** start Dataset extract **

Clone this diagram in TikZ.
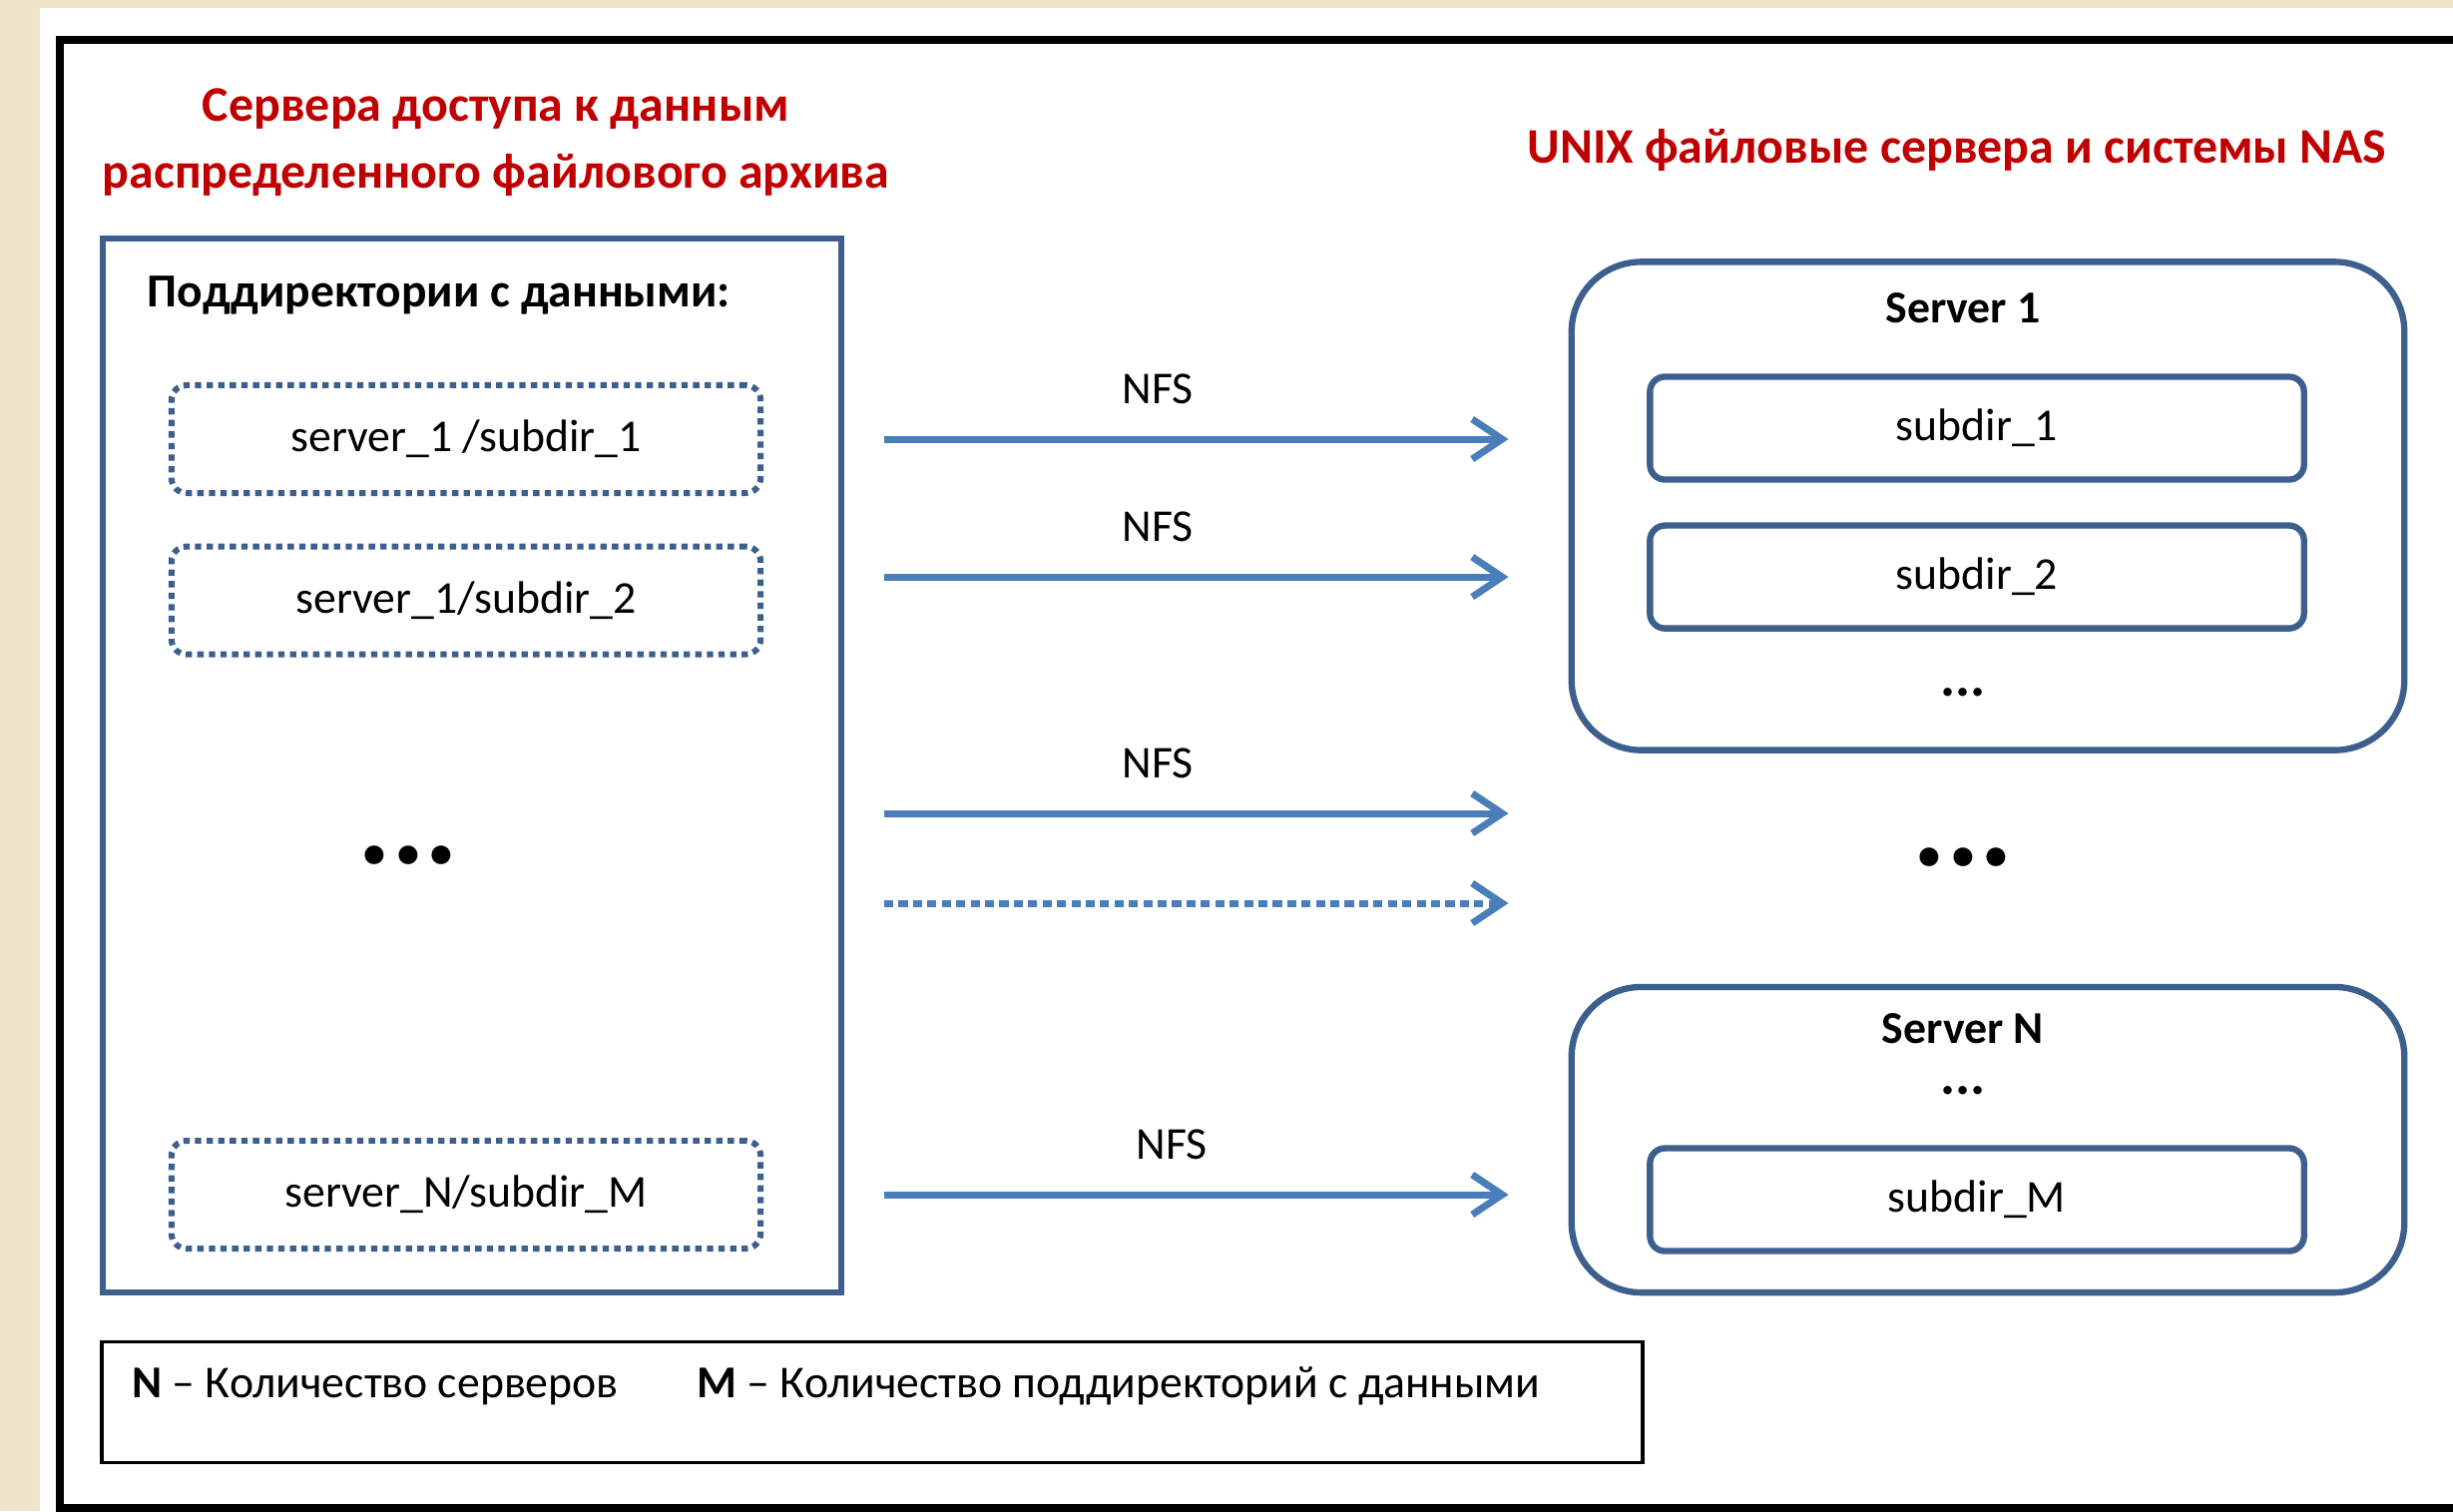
\documentclass[tikz,border=0pt]{standalone}
\usepackage{fontspec}
\setmainfont{Carlito}
\usetikzlibrary{arrows.meta}

\definecolor{frameblue}{HTML}{3D5F8E}
\definecolor{arrowblue}{HTML}{4A7EBB}
\definecolor{titlered}{HTML}{C00000}
\definecolor{paper}{HTML}{F1E5C9}

\begin{document}
\begin{tikzpicture}[x = 0.01cm, y = -0.01cm]
\tikzset{
   node distance = 1.49cm,
   txt/.style = {font = \fontsize{13}{15}\selectfont},
   txt_bold/.style = {font = \bfseries\fontsize{13}{15}\selectfont},
   title/.style = {font = \bfseries\fontsize{14.2}{19}\selectfont, text = titlered, align = center},
   archive/.style = {rectangle, draw = frameblue, line width = 1.6pt, minimum width = 7.4cm, minimum height = 10.55cm},
   dir_box/.style = {txt, rectangle, rounded corners = 0.15cm, draw = frameblue, line width = 1.7pt, dash pattern = on 1.8pt off 1.5pt, minimum width = 5.9cm, minimum height = 1.08cm},
   server_box/.style = {rectangle, rounded corners = 0.7cm, draw = frameblue, line width = 1.8pt, minimum width = 8.34cm},
   subdir_box/.style = {txt, rectangle, rounded corners = 0.15cm, draw = frameblue, line width = 1.8pt, minimum width = 6.55cm, minimum height = 1.03cm},
   nfs_arrow/.style = {draw = arrowblue, line width = 2pt, -{Straight Barb[length = 0.3cm, width = 0.4cm]}, shorten <= 0.4cm, shorten >= 0.6cm},
   nfs/.style = {txt, pos = 0.433, yshift = 0.5cm},
   dots/.style = {font = \bfseries\fontsize{16}{18}\selectfont},
   big_dots/.style = {font = \bfseries\fontsize{36}{40}\selectfont}
}
  \useasboundingbox (0,0) rectangle (2458,1514);
  \fill[paper] (0,0) rectangle (2458,1514);
  \fill[white] (40,8) rectangle (2458,1514);
  \draw[line width = 2.3pt] (2480,40) -- (60,40) -- (60,1511) -- (2480,1511);

  % titles
  \node[title] (left_title) at (497,143) {Сервера доступа к данным\\распределенного файлового архива};
  \node[title] (right_title) at (1961,150) {UNIX файловые сервера и системы NAS};

  % left side
  \node[archive] (archive) at (473,767) {};
  \node[txt_bold, font = \bfseries\fontsize{13.5}{15}\selectfont] (archive_name) at (440,296) {Поддиректории с данными:};
  \node[dir_box] (dir_one) at (467,440) {server\_1 /subdir\_1};
  \node[dir_box] (dir_two) [below of = dir_one, node distance = 1.615cm] {server\_1/subdir\_2};
  \node[big_dots] (dir_dots) at (409,857) {...};
  \node[dir_box] (dir_last) at (467,1197) {server\_N/subdir\_M};

  % right side
  \node[server_box, minimum height = 4.89cm] (server_one) at (1992,507) {};
  \node[txt_bold] (server_one_name) at (1967,309) {Server 1};
  \node[subdir_box] (sub_one) at (1981,429) {subdir\_1};
  \node[subdir_box] (sub_two) [below of = sub_one] {subdir\_2};
  \node[dots] (sub_dots) at (1967,694) {...};
  \node[big_dots] (server_dots) at (1967,859) {...};
  \node[server_box, minimum height = 3.06cm] (server_last) at (1992,1142) {};
  \node[txt_bold] (server_last_name) at (1967,1031) {Server N};
  \node[dots] (last_dots) at (1967,1093) {...};
  \node[subdir_box] (sub_last) at (1981,1202) {subdir\_M};

  % arrows
  \coordinate (lvl_c) at (0,815);
  \coordinate (lvl_d) at (0,905);
  \draw[nfs_arrow] (archive.east |- dir_one) -- node[nfs] {NFS} (server_one.west |- dir_one);
  \draw[nfs_arrow] (archive.east |- sub_two) -- node[nfs] {NFS} (server_one.west |- sub_two);
  \draw[nfs_arrow] (archive.east |- lvl_c) -- node[nfs] {NFS} (server_one.west |- lvl_c);
  \draw[nfs_arrow, dash pattern = on 2.6pt off 1.5pt] (archive.east |- lvl_d) -- (server_one.west |- lvl_d);
  \draw[nfs_arrow] (archive.east |- dir_last) -- node[nfs, pos = 0.452] {NFS} (server_last.west |- dir_last);

  % legend
  \node[rectangle, draw, line width = 1pt, minimum width = 15.43cm, minimum height = 1.21cm] (legend) at (874,1405) {};
  \node[txt, anchor = west] (legend_n) at (120,1389) {\textbf{N} – Количество серверов};
  \node[txt, anchor = west] (legend_m) at (686,1389) {\textbf{M} – Количество поддиректорий с данными};
\end{tikzpicture}
\end{document}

** end Dataset extract **

Go through the listing above and write it all out exactly, leaving out any picture.

Clone this diagram in TikZ.
\documentclass[tikz,border=0pt]{standalone}
\usepackage{fontspec}
\setmainfont{Carlito}
\usetikzlibrary{arrows.meta}

\definecolor{frameblue}{HTML}{3D5F8E}
\definecolor{arrowblue}{HTML}{4A7EBB}
\definecolor{titlered}{HTML}{C00000}
\definecolor{paper}{HTML}{F1E5C9}

\begin{document}
\begin{tikzpicture}[x = 0.01cm, y = -0.01cm]
\tikzset{
   node distance = 1.49cm,
   txt/.style = {font = \fontsize{13}{15}\selectfont},
   txt_bold/.style = {font = \bfseries\fontsize{13}{15}\selectfont},
   title/.style = {font = \bfseries\fontsize{14.2}{19}\selectfont, text = titlered, align = center},
   archive/.style = {rectangle, draw = frameblue, line width = 1.6pt, minimum width = 7.4cm, minimum height = 10.55cm},
   dir_box/.style = {txt, rectangle, rounded corners = 0.15cm, draw = frameblue, line width = 1.7pt, dash pattern = on 1.8pt off 1.5pt, minimum width = 5.9cm, minimum height = 1.08cm},
   server_box/.style = {rectangle, rounded corners = 0.7cm, draw = frameblue, line width = 1.8pt, minimum width = 8.34cm},
   subdir_box/.style = {txt, rectangle, rounded corners = 0.15cm, draw = frameblue, line width = 1.8pt, minimum width = 6.55cm, minimum height = 1.03cm},
   nfs_arrow/.style = {draw = arrowblue, line width = 2pt, -{Straight Barb[length = 0.3cm, width = 0.4cm]}, shorten <= 0.4cm, shorten >= 0.6cm},
   nfs/.style = {txt, pos = 0.433, yshift = 0.5cm},
   dots/.style = {font = \bfseries\fontsize{16}{18}\selectfont},
   big_dots/.style = {font = \bfseries\fontsize{36}{40}\selectfont}
}
  \useasboundingbox (0,0) rectangle (2458,1514);
  \fill[paper] (0,0) rectangle (2458,1514);
  \fill[white] (40,8) rectangle (2458,1514);
  \draw[line width = 2.3pt] (2480,40) -- (60,40) -- (60,1511) -- (2480,1511);

  % titles
  \node[title] (left_title) at (497,143) {Сервера доступа к данным\\распределенного файлового архива};
  \node[title] (right_title) at (1961,150) {UNIX файловые сервера и системы NAS};

  % left side
  \node[archive] (archive) at (473,767) {};
  \node[txt_bold, font = \bfseries\fontsize{13.5}{15}\selectfont] (archive_name) at (440,296) {Поддиректории с данными:};
  \node[dir_box] (dir_one) at (467,440) {server\_1 /subdir\_1};
  \node[dir_box] (dir_two) [below of = dir_one, node distance = 1.615cm] {server\_1/subdir\_2};
  \node[big_dots] (dir_dots) at (409,857) {...};
  \node[dir_box] (dir_last) at (467,1197) {server\_N/subdir\_M};

  % right side
  \node[server_box, minimum height = 4.89cm] (server_one) at (1992,507) {};
  \node[txt_bold] (server_one_name) at (1967,309) {Server 1};
  \node[subdir_box] (sub_one) at (1981,429) {subdir\_1};
  \node[subdir_box] (sub_two) [below of = sub_one] {subdir\_2};
  \node[dots] (sub_dots) at (1967,694) {...};
  \node[big_dots] (server_dots) at (1967,859) {...};
  \node[server_box, minimum height = 3.06cm] (server_last) at (1992,1142) {};
  \node[txt_bold] (server_last_name) at (1967,1031) {Server N};
  \node[dots] (last_dots) at (1967,1093) {...};
  \node[subdir_box] (sub_last) at (1981,1202) {subdir\_M};

  % arrows
  \coordinate (lvl_c) at (0,815);
  \coordinate (lvl_d) at (0,905);
  \draw[nfs_arrow] (archive.east |- dir_one) -- node[nfs] {NFS} (server_one.west |- dir_one);
  \draw[nfs_arrow] (archive.east |- sub_two) -- node[nfs] {NFS} (server_one.west |- sub_two);
  \draw[nfs_arrow] (archive.east |- lvl_c) -- node[nfs] {NFS} (server_one.west |- lvl_c);
  \draw[nfs_arrow, dash pattern = on 2.6pt off 1.5pt] (archive.east |- lvl_d) -- (server_one.west |- lvl_d);
  \draw[nfs_arrow] (archive.east |- dir_last) -- node[nfs, pos = 0.452] {NFS} (server_last.west |- dir_last);

  % legend
  \node[rectangle, draw, line width = 1pt, minimum width = 15.43cm, minimum height = 1.21cm] (legend) at (874,1405) {};
  \node[txt, anchor = west] (legend_n) at (120,1389) {\textbf{N} – Количество серверов};
  \node[txt, anchor = west] (legend_m) at (686,1389) {\textbf{M} – Количество поддиректорий с данными};
\end{tikzpicture}
\end{document}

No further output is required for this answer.